The TASS news agency quoted Renzi as calling for joint efforts to fend off "terrorism and religious fanaticism." He said Russia's role in the UN Security Council and its relations with Egypt could provide crucial help in finding a solution to the Libyan crisis.
"I am confident that the Russian Federation may play a decisive role in resolving the problem," Renzi said.
Putin said he supported UN mediation efforts and called for a peaceful resolution of the crisis in Libya, which has been wracked by conflict since the overthrow of dictator Muammar Gaddafi in a 2011 NATO-backed uprising.
Rival governments and powerful militias are battling for control of key cities and the country's vast oil riches, and the chaos has provided fertile ground for the Islamic State group.
"We had a detailed discussion of the terrorist threat coming from the Middle East and North Africa, particularly the sharp deterioration of the situation in direct proximity to Italy - in Libya," said Putin.
Renzi's visit to Russia came a day after he held talks in Kiev with Ukraine's President Petro Poroshenko.
Italy and Russia have long had strong ties, but like the rest of the European Union, Rome slapped sanctions on Moscow for its role in the Ukrainian crisis.
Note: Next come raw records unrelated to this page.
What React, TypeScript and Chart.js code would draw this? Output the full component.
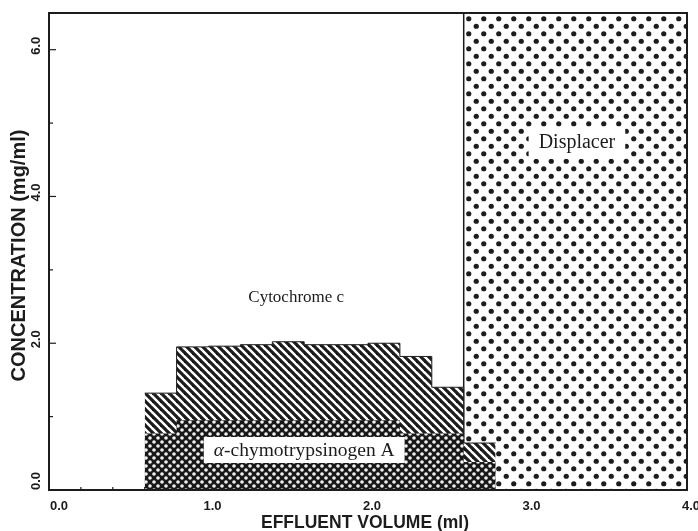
import { useEffect, useRef } from "react";
import { Chart, registerables } from "chart.js";

Chart.register(...registerables);

// ---- data ----
const fractionStarts = [0.6, 0.8, 1.0, 1.2, 1.4, 1.6, 1.8, 2.0, 2.2, 2.4, 2.6];
const fractionWidth = 0.2;
const cytochromeC = [1.32, 1.95, 1.96, 1.98, 2.02, 1.98, 1.98, 2.0, 1.82, 1.4, 0.64];
const chymotrypsinogenA = [0.77, 0.95, 0.95, 0.95, 0.95, 0.95, 0.95, 0.95, 0.77, 0.77, 0.38];
const displacerStart = 2.6;
const displacerEnd = 4.0;
const displacerLevel = 6.5;
const xTickValues = [0, 1, 2, 3, 4];
const xTickLabels = ["0.0", "1.0", "2.0", "3.0", "4.0"];
const yTickValues = [0, 2, 4, 6];
const yTickLabels = ["0.0", "2.0", "4.0", "6.0"];
const xTitle = "EFFLUENT VOLUME (ml)";
const yTitle = "CONCENTRATION (mg/ml)";
const labelCytochrome = { text: "Cytochrome c", x: 1.55, y: 2.62 };
const labelDisplacer = { text: "Displacer", x: 3.31, y: 4.73 };
const labelChymo = { greek: "α", text: "-chymotrypsinogen A", x: 1.6, y: 0.545 };

const INK = "#1c1c1c";
const SANS = "'Liberation Sans', Arial, sans-serif";
const SERIF = "'Liberation Serif', 'Times New Roman', serif";

function stepPoints(values: number[]) {
  const pts = values.map((v, i) => ({ x: fractionStarts[i], y: v }));
  const last = values.length - 1;
  pts.push({ x: fractionStarts[last] + fractionWidth, y: values[last] });
  return pts;
}

function makeTile(w: number, h: number, draw: (c: CanvasRenderingContext2D) => void) {
  const t = document.createElement("canvas");
  t.width = w;
  t.height = h;
  const c = t.getContext("2d")!;
  draw(c);
  return t;
}

function hatchPattern(ctx: CanvasRenderingContext2D) {
  const tile = makeTile(8, 8, (c) => {
    c.fillStyle = "#ffffff";
    c.fillRect(0, 0, 8, 8);
    c.strokeStyle = INK;
    c.lineWidth = 3.2;
    for (const k of [-8, 0, 8]) {
      c.beginPath();
      c.moveTo(k - 1, -1);
      c.lineTo(k + 9, 9);
      c.stroke();
    }
  });
  return ctx.createPattern(tile, "repeat")!;
}

function denseDotPattern(ctx: CanvasRenderingContext2D) {
  const tile = makeTile(8, 8, (c) => {
    c.fillStyle = "#181818";
    c.fillRect(0, 0, 8, 8);
    c.fillStyle = "#f2f2f2";
    for (const [cx, cy] of [[2, 2], [6, 6]]) {
      c.beginPath();
      c.arc(cx, cy, 1.8, 0, Math.PI * 2);
      c.fill();
    }
  });
  return ctx.createPattern(tile, "repeat")!;
}

function sparseDotPattern(ctx: CanvasRenderingContext2D) {
  const tile = makeTile(15, 15, (c) => {
    c.fillStyle = "#ffffff";
    c.fillRect(0, 0, 15, 15);
    c.fillStyle = INK;
    for (const [cx, cy] of [[3.75, 3.75], [11.25, 11.25]]) {
      c.beginPath();
      c.arc(cx, cy, 2.6, 0, Math.PI * 2);
      c.fill();
    }
  });
  return ctx.createPattern(tile, "repeat")!;
}

const decorPlugin = {
  id: "decor",
  beforeDatasetsDraw(chart: any) {
    const { ctx, chartArea: a, scales } = chart;
    const x = scales.x;
    const y = scales.y;
    ctx.save();
    ctx.strokeStyle = INK;
    ctx.lineWidth = 1.2;
    for (let i = 1; i < 20; i++) {
      const px = x.getPixelForValue(i * 0.2);
      const len = i % 5 === 0 ? 6 : 3;
      ctx.beginPath();
      ctx.moveTo(px, a.bottom);
      ctx.lineTo(px, a.bottom - len);
      ctx.stroke();
    }
    for (let v = 1; v <= 6; v++) {
      const py = y.getPixelForValue(v);
      const len = v % 2 === 0 ? 7 : 4;
      ctx.beginPath();
      ctx.moveTo(a.left, py);
      ctx.lineTo(a.left + len, py);
      ctx.stroke();
    }
    ctx.restore();
  },
  afterDatasetsDraw(chart: any) {
    const { ctx, chartArea: a, scales } = chart;
    const x = scales.x;
    const y = scales.y;
    ctx.save();
    // frame
    ctx.strokeStyle = INK;
    ctx.lineWidth = 2;
    ctx.strokeRect(a.left, a.top, a.right - a.left, a.bottom - a.top);

    // x tick labels
    ctx.fillStyle = INK;
    ctx.font = `bold 13px ${SANS}`;
    ctx.textBaseline = "middle";
    xTickValues.forEach((v, i) => {
      const px = x.getPixelForValue(v);
      if (i === 0) {
        ctx.textAlign = "left";
        ctx.fillText(xTickLabels[i], px + 1, a.bottom + 16);
      } else {
        ctx.textAlign = "center";
        ctx.fillText(xTickLabels[i], px + 4, a.bottom + 16);
      }
    });
    // y tick labels (rotated)
    yTickValues.forEach((v, i) => {
      const py = y.getPixelForValue(v);
      ctx.save();
      ctx.translate(a.left - 13, i === 0 ? py : py - 4);
      ctx.rotate(-Math.PI / 2);
      ctx.textAlign = i === 0 ? "left" : "center";
      ctx.textBaseline = "middle";
      ctx.fillText(yTickLabels[i], 0, 0);
      ctx.restore();
    });

    // axis titles
    ctx.font = `bold 17.5px ${SANS}`;
    ctx.textAlign = "center";
    ctx.textBaseline = "alphabetic";
    ctx.fillText(xTitle, (a.left + a.right) / 2 - 3, a.bottom + 38);
    ctx.save();
    ctx.translate(25, (a.top + a.bottom) / 2 + 4);
    ctx.rotate(-Math.PI / 2);
    ctx.font = `bold 20px ${SANS}`;
    ctx.textBaseline = "alphabetic";
    ctx.fillText(yTitle, 0, 0);
    ctx.restore();

    // in-plot labels
    ctx.font = `17px ${SERIF}`;
    ctx.textAlign = "center";
    ctx.textBaseline = "middle";
    ctx.fillText(labelCytochrome.text, x.getPixelForValue(labelCytochrome.x), y.getPixelForValue(labelCytochrome.y));

    // Displacer with white box
    ctx.font = `20px ${SERIF}`;
    const dx = x.getPixelForValue(labelDisplacer.x);
    const dy = y.getPixelForValue(labelDisplacer.y);
    const dw = ctx.measureText(labelDisplacer.text).width;
    ctx.fillStyle = "#ffffff";
    ctx.fillRect(dx - dw / 2 - 10, dy - 16, dw + 20, 32);
    ctx.fillStyle = INK;
    ctx.fillText(labelDisplacer.text, dx, dy);

    // chymotrypsinogen label with white box
    const cx = x.getPixelForValue(labelChymo.x);
    const cy = y.getPixelForValue(labelChymo.y);
    ctx.font = `italic 19.5px ${SERIF}`;
    const gw = ctx.measureText(labelChymo.greek).width;
    ctx.font = `19.5px ${SERIF}`;
    const tw = ctx.measureText(labelChymo.text).width;
    const total = gw + tw;
    ctx.fillStyle = "#ffffff";
    ctx.fillRect(cx - total / 2 - 10, cy - 13, total + 20, 26);
    ctx.fillStyle = INK;
    ctx.textAlign = "left";
    ctx.font = `italic 19.5px ${SERIF}`;
    ctx.fillText(labelChymo.greek, cx - total / 2, cy + 1);
    ctx.font = `19.5px ${SERIF}`;
    ctx.fillText(labelChymo.text, cx - total / 2 + gw, cy + 1);

    ctx.restore();
  },
};

export default function App() {
  const ref = useRef<HTMLCanvasElement | null>(null);

  useEffect(() => {
    const canvas = ref.current;
    if (!canvas) return;
    const ctx = canvas.getContext("2d")!;
    const chart = new Chart(canvas, {
      type: "line",
      data: {
        datasets: [
          {
            label: "α-chymotrypsinogen A",
            data: stepPoints(chymotrypsinogenA),
            stepped: true,
            fill: "origin",
            backgroundColor: denseDotPattern(ctx),
            borderWidth: 0,
            borderColor: INK,
            pointRadius: 0,
            order: 1,
          },
          {
            label: "Cytochrome c",
            data: stepPoints(cytochromeC),
            stepped: true,
            fill: "origin",
            backgroundColor: hatchPattern(ctx),
            borderWidth: 1,
            borderColor: INK,
            pointRadius: 0,
            order: 2,
          },
          {
            label: "Displacer",
            data: [
              { x: displacerStart, y: 0 },
              { x: displacerStart, y: displacerLevel },
              { x: displacerEnd, y: displacerLevel },
            ],
            stepped: true,
            fill: "origin",
            backgroundColor: sparseDotPattern(ctx),
            borderWidth: 1.5,
            borderColor: INK,
            pointRadius: 0,
            order: 3,
          },
        ],
      },
      options: {
        responsive: false,
        animation: false,
        devicePixelRatio: 1,
        layout: { padding: { left: 49, top: 13, right: 11, bottom: 41 } },
        plugins: { legend: { display: false }, tooltip: { enabled: false } },
        scales: {
          x: { type: "linear", min: 0, max: 4, display: false },
          y: { type: "linear", min: 0, max: 6.5, display: false },
        },
      },
      plugins: [decorPlugin],
    } as any);
    return () => chart.destroy();
  }, []);

  return (
    <div style={{ position: "absolute", left: 0, top: 0, width: 698, height: 531, background: "#fff" }}>
      <canvas ref={ref} width={698} height={531} style={{ display: "block" }} />
    </div>
  );
}
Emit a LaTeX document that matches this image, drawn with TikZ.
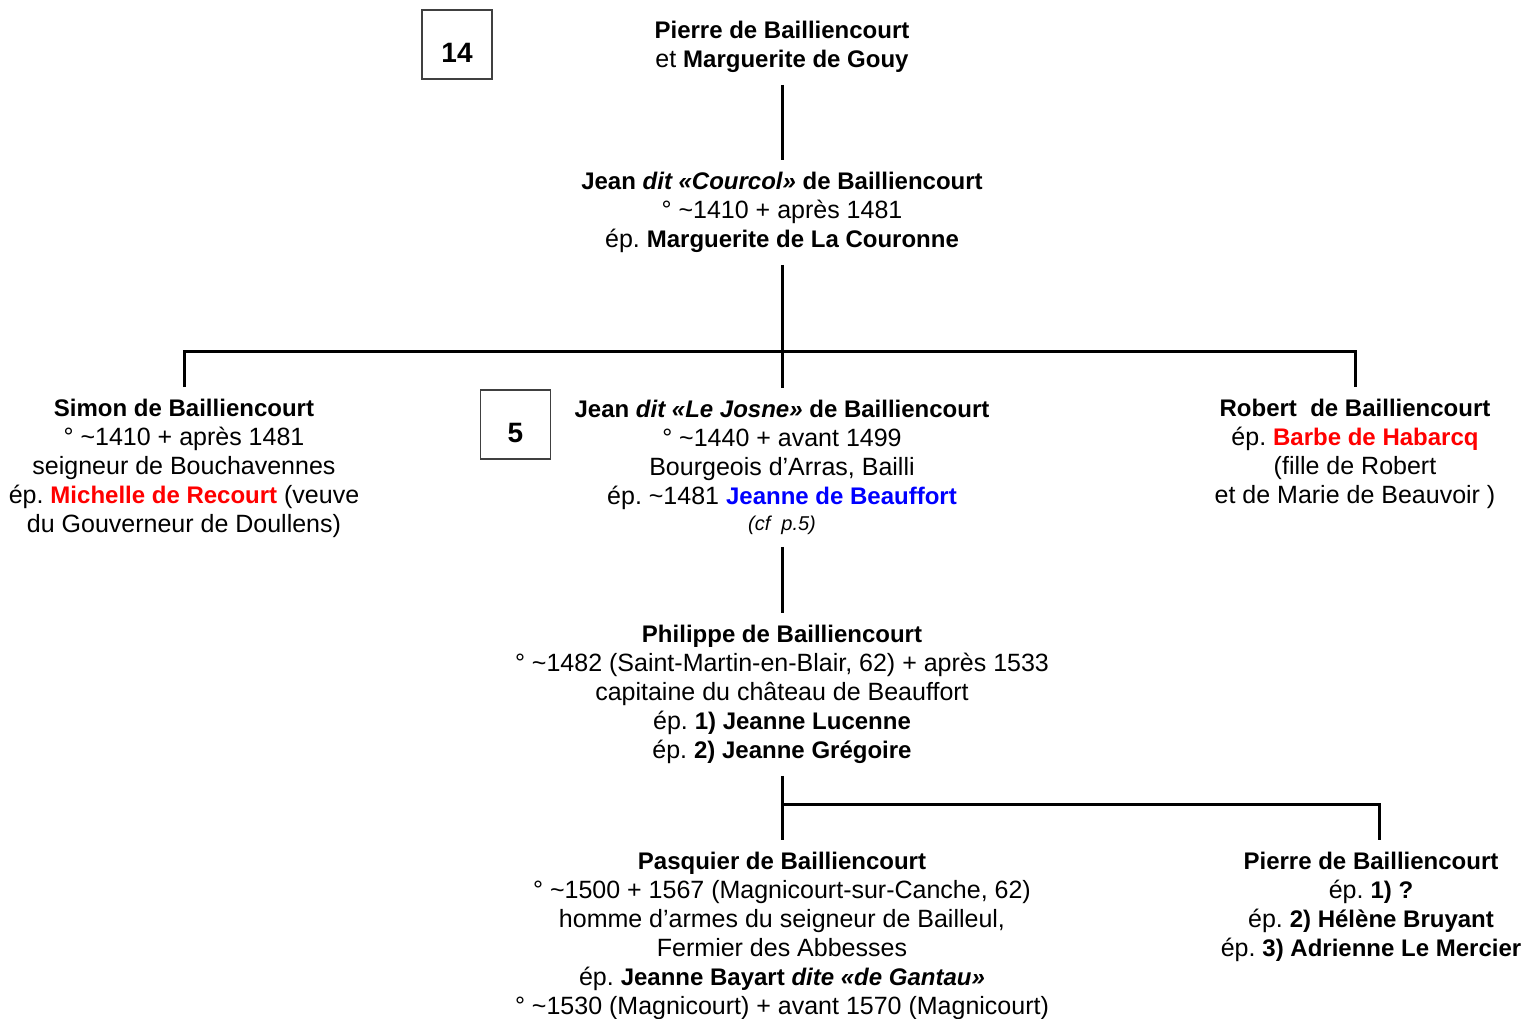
\documentclass[tikz,border=0pt]{standalone}
\usepackage{fontspec}
\setmainfont{Liberation Sans}
\usepackage{tikz}

\definecolor{wifered}{RGB}{255,0,0}
\definecolor{wifeblue}{RGB}{0,0,255}
\newcommand{\tld}{\textasciitilde}
\newcommand{\nm}[1]{{\fontsize{24}{29}\selectfont\bfseries #1}}
\frenchspacing

\begin{document}
\begin{tikzpicture}[x=1pt, y=-1pt,
  person/.style={align=center, anchor=north, inner xsep=0pt, inner ysep=12pt,
    font=\fontsize{25}{29}\selectfont},
  link/.style={line width=3pt},
  numbox/.style={draw=black!75, line width=1.2pt, minimum width=70pt,
    minimum height=69pt, inner sep=0pt, font=\bfseries\fontsize{28}{30}\selectfont}]
  \useasboundingbox (0,0) rectangle (1526,1019);

  \node [numbox] (box14) at (457,44.5) {\raisebox{-8pt}[20pt][0pt]{14}};
  \node [numbox] (box5) at (515.5,424.5) {\raisebox{-8pt}[20pt][0pt]{5}};

  \node [person] (parents) at (782,9) {\nm{Pierre de Bailliencourt}\\
    et \nm{Marguerite de Gouy}};
  \node [person] (courcol) at (782,160) {\nm{Jean \textit{dit «Courcol»} de Bailliencourt}\\
    ° \tld1410 + après 1481\\
    ép. \nm{Marguerite de La Couronne}};

  % children of Jean dit Courcol
  \node [person] (simon) at (184,387) {\nm{Simon de Bailliencourt}\\
    ° \tld1410 + après 1481\\
    seigneur de Bouchavennes\\
    ép. \textcolor{wifered}{\nm{Michelle de Recourt}} (veuve\\
    du Gouverneur de Doullens)};
  \node [person] (josne) at (782,388) {\nm{Jean \textit{dit «Le Josne»} de Bailliencourt}\\
    ° \tld1440 + avant 1499\\
    Bourgeois d’Arras, Bailli\\
    ép. \tld1481 \textcolor{wifeblue}{\nm{Jeanne de Beauffort}}\\[-3pt]
    {\itshape\fontsize{20}{24}\selectfont (cf\ \ p.5)}};
  \node [person] (robert) at (1355,387) {\nm{Robert\ \ de Bailliencourt}\\
    ép. \textcolor{wifered}{\nm{Barbe de Habarcq}}\\
    (fille de Robert\\
    et de Marie de Beauvoir )};

  \node [person] (philippe) at (782,613) {\nm{Philippe de Bailliencourt}\\
    ° \tld1482 (Saint-Martin-en-Blair, 62) + après 1533\\
    capitaine du château de Beauffort\\
    ép. \nm{1) Jeanne Lucenne}\\
    ép. \nm{2) Jeanne Grégoire}};

  % children of Philippe
  \node [person] (pasquier) at (782,840) {\nm{Pasquier de Bailliencourt}\\
    ° \tld1500 + 1567 (Magnicourt-sur-Canche, 62)\\
    homme d’armes du seigneur de Bailleul,\\
    Fermier des Abbesses\\
    ép. \nm{Jeanne Bayart \textit{dite «de Gantau»}}\\
    ° \tld1530 (Magnicourt) + avant 1570 (Magnicourt)};
  \node [person] (pierre) at (1371,840) {\nm{Pierre de Bailliencourt}\\
    ép. \nm{1) ?}\\
    ép. \nm{2) Hélène Bruyant}\\
    ép. \nm{3) Adrienne Le Mercier}};

  \coordinate (fork1) at (782,351);
  \coordinate (fork2) at (782,804);
  \draw [link] (parents.south) -- (courcol.north);
  \draw [link] (courcol.south) -- (josne.north);
  \draw [link] (simon.north) |- (fork1) -| (robert.north);
  \draw [link] (josne.south) -- (philippe.north);
  \draw [link] (philippe.south) -- (pasquier.north);
  \draw [link] (fork2) -| ([xshift=8pt]pierre.north);
\end{tikzpicture}
\end{document}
When he announced his visit Renzi said he wanted to relay the message that "if Russia returns to the international table we will all be more at ease."
"We, of course, exchanged views on the Ukrainian crisis," said Putin, adding Renzi had "made valuable proposals regarding what could be done to achieve a settlement. The situation there, as we all know, remains complicated.
At least combat action has been stopped, people are not dying and towns are not being destroyed."